DATA SECTION
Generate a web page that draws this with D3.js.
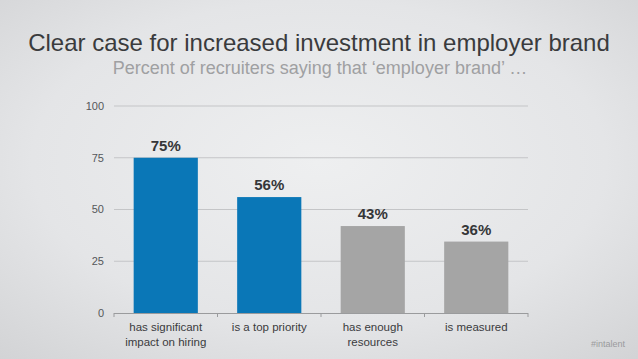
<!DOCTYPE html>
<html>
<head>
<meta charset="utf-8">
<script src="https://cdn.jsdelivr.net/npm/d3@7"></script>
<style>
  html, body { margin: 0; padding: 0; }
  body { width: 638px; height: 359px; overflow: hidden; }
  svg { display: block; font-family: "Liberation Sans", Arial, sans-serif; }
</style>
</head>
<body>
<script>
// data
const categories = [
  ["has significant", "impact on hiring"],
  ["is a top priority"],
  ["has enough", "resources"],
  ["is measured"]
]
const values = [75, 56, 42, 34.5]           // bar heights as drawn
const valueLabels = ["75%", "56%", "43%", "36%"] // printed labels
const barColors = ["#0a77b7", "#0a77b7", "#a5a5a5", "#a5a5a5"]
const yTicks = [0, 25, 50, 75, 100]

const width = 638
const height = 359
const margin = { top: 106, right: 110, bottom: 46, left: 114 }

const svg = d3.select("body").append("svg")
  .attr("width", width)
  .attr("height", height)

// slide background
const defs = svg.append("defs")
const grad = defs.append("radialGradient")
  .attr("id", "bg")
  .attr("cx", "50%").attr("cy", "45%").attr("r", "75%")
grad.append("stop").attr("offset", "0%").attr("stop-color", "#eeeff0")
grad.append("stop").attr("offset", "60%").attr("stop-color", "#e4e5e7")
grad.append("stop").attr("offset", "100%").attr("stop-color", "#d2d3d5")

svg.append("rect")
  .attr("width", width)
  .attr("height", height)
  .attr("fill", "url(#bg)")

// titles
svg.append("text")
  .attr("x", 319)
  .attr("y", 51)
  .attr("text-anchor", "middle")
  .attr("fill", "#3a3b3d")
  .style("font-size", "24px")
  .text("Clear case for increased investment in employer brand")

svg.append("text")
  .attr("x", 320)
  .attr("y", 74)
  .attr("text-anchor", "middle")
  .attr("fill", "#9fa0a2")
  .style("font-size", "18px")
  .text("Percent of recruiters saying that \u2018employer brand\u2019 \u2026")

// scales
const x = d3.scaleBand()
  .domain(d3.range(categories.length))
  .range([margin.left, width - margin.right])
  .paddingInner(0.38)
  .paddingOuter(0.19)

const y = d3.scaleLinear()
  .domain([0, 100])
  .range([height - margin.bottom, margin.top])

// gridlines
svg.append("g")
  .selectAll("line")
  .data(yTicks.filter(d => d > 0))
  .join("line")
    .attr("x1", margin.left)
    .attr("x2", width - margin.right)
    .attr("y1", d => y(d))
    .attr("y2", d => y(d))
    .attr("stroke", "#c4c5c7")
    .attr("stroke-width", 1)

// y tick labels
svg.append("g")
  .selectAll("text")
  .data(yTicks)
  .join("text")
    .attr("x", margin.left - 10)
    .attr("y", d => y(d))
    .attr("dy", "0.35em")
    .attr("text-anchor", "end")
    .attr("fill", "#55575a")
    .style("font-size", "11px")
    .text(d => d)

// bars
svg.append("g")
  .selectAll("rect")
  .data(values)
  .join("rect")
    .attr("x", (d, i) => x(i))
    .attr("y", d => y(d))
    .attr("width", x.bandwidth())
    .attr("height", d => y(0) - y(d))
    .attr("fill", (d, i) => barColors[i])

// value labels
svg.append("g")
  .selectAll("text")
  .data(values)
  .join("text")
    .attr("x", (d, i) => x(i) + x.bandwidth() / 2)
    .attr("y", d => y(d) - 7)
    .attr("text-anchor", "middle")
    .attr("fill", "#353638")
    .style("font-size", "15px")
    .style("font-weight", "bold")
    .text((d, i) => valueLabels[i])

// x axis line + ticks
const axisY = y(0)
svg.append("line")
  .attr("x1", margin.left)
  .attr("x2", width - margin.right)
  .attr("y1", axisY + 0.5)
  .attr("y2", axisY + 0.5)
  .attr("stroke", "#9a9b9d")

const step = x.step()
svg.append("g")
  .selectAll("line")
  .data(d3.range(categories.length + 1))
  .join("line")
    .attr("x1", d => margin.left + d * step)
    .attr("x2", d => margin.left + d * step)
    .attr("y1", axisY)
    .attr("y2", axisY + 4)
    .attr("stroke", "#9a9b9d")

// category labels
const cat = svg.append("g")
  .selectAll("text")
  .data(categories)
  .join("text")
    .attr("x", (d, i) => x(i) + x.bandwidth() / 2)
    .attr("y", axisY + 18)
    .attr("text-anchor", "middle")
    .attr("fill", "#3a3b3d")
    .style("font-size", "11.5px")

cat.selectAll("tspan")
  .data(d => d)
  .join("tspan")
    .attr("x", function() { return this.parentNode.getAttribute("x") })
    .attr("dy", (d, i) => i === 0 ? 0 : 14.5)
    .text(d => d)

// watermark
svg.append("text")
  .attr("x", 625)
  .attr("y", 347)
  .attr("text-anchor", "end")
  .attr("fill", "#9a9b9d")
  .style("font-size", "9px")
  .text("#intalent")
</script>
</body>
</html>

WORK REQUIRED
Set the data above down again exactly as given, with no pictures.

OUTPUT
Generate a web page that draws this with D3.js.
<!DOCTYPE html>
<html>
<head>
<meta charset="utf-8">
<script src="https://cdn.jsdelivr.net/npm/d3@7"></script>
<style>
  html, body { margin: 0; padding: 0; }
  body { width: 638px; height: 359px; overflow: hidden; }
  svg { display: block; font-family: "Liberation Sans", Arial, sans-serif; }
</style>
</head>
<body>
<script>
// data
const categories = [
  ["has significant", "impact on hiring"],
  ["is a top priority"],
  ["has enough", "resources"],
  ["is measured"]
]
const values = [75, 56, 42, 34.5]           // bar heights as drawn
const valueLabels = ["75%", "56%", "43%", "36%"] // printed labels
const barColors = ["#0a77b7", "#0a77b7", "#a5a5a5", "#a5a5a5"]
const yTicks = [0, 25, 50, 75, 100]

const width = 638
const height = 359
const margin = { top: 106, right: 110, bottom: 46, left: 114 }

const svg = d3.select("body").append("svg")
  .attr("width", width)
  .attr("height", height)

// slide background
const defs = svg.append("defs")
const grad = defs.append("radialGradient")
  .attr("id", "bg")
  .attr("cx", "50%").attr("cy", "45%").attr("r", "75%")
grad.append("stop").attr("offset", "0%").attr("stop-color", "#eeeff0")
grad.append("stop").attr("offset", "60%").attr("stop-color", "#e4e5e7")
grad.append("stop").attr("offset", "100%").attr("stop-color", "#d2d3d5")

svg.append("rect")
  .attr("width", width)
  .attr("height", height)
  .attr("fill", "url(#bg)")

// titles
svg.append("text")
  .attr("x", 319)
  .attr("y", 51)
  .attr("text-anchor", "middle")
  .attr("fill", "#3a3b3d")
  .style("font-size", "24px")
  .text("Clear case for increased investment in employer brand")

svg.append("text")
  .attr("x", 320)
  .attr("y", 74)
  .attr("text-anchor", "middle")
  .attr("fill", "#9fa0a2")
  .style("font-size", "18px")
  .text("Percent of recruiters saying that \u2018employer brand\u2019 \u2026")

// scales
const x = d3.scaleBand()
  .domain(d3.range(categories.length))
  .range([margin.left, width - margin.right])
  .paddingInner(0.38)
  .paddingOuter(0.19)

const y = d3.scaleLinear()
  .domain([0, 100])
  .range([height - margin.bottom, margin.top])

// gridlines
svg.append("g")
  .selectAll("line")
  .data(yTicks.filter(d => d > 0))
  .join("line")
    .attr("x1", margin.left)
    .attr("x2", width - margin.right)
    .attr("y1", d => y(d))
    .attr("y2", d => y(d))
    .attr("stroke", "#c4c5c7")
    .attr("stroke-width", 1)

// y tick labels
svg.append("g")
  .selectAll("text")
  .data(yTicks)
  .join("text")
    .attr("x", margin.left - 10)
    .attr("y", d => y(d))
    .attr("dy", "0.35em")
    .attr("text-anchor", "end")
    .attr("fill", "#55575a")
    .style("font-size", "11px")
    .text(d => d)

// bars
svg.append("g")
  .selectAll("rect")
  .data(values)
  .join("rect")
    .attr("x", (d, i) => x(i))
    .attr("y", d => y(d))
    .attr("width", x.bandwidth())
    .attr("height", d => y(0) - y(d))
    .attr("fill", (d, i) => barColors[i])

// value labels
svg.append("g")
  .selectAll("text")
  .data(values)
  .join("text")
    .attr("x", (d, i) => x(i) + x.bandwidth() / 2)
    .attr("y", d => y(d) - 7)
    .attr("text-anchor", "middle")
    .attr("fill", "#353638")
    .style("font-size", "15px")
    .style("font-weight", "bold")
    .text((d, i) => valueLabels[i])

// x axis line + ticks
const axisY = y(0)
svg.append("line")
  .attr("x1", margin.left)
  .attr("x2", width - margin.right)
  .attr("y1", axisY + 0.5)
  .attr("y2", axisY + 0.5)
  .attr("stroke", "#9a9b9d")

const step = x.step()
svg.append("g")
  .selectAll("line")
  .data(d3.range(categories.length + 1))
  .join("line")
    .attr("x1", d => margin.left + d * step)
    .attr("x2", d => margin.left + d * step)
    .attr("y1", axisY)
    .attr("y2", axisY + 4)
    .attr("stroke", "#9a9b9d")

// category labels
const cat = svg.append("g")
  .selectAll("text")
  .data(categories)
  .join("text")
    .attr("x", (d, i) => x(i) + x.bandwidth() / 2)
    .attr("y", axisY + 18)
    .attr("text-anchor", "middle")
    .attr("fill", "#3a3b3d")
    .style("font-size", "11.5px")

cat.selectAll("tspan")
  .data(d => d)
  .join("tspan")
    .attr("x", function() { return this.parentNode.getAttribute("x") })
    .attr("dy", (d, i) => i === 0 ? 0 : 14.5)
    .text(d => d)

// watermark
svg.append("text")
  .attr("x", 625)
  .attr("y", 347)
  .attr("text-anchor", "end")
  .attr("fill", "#9a9b9d")
  .style("font-size", "9px")
  .text("#intalent")
</script>
</body>
</html>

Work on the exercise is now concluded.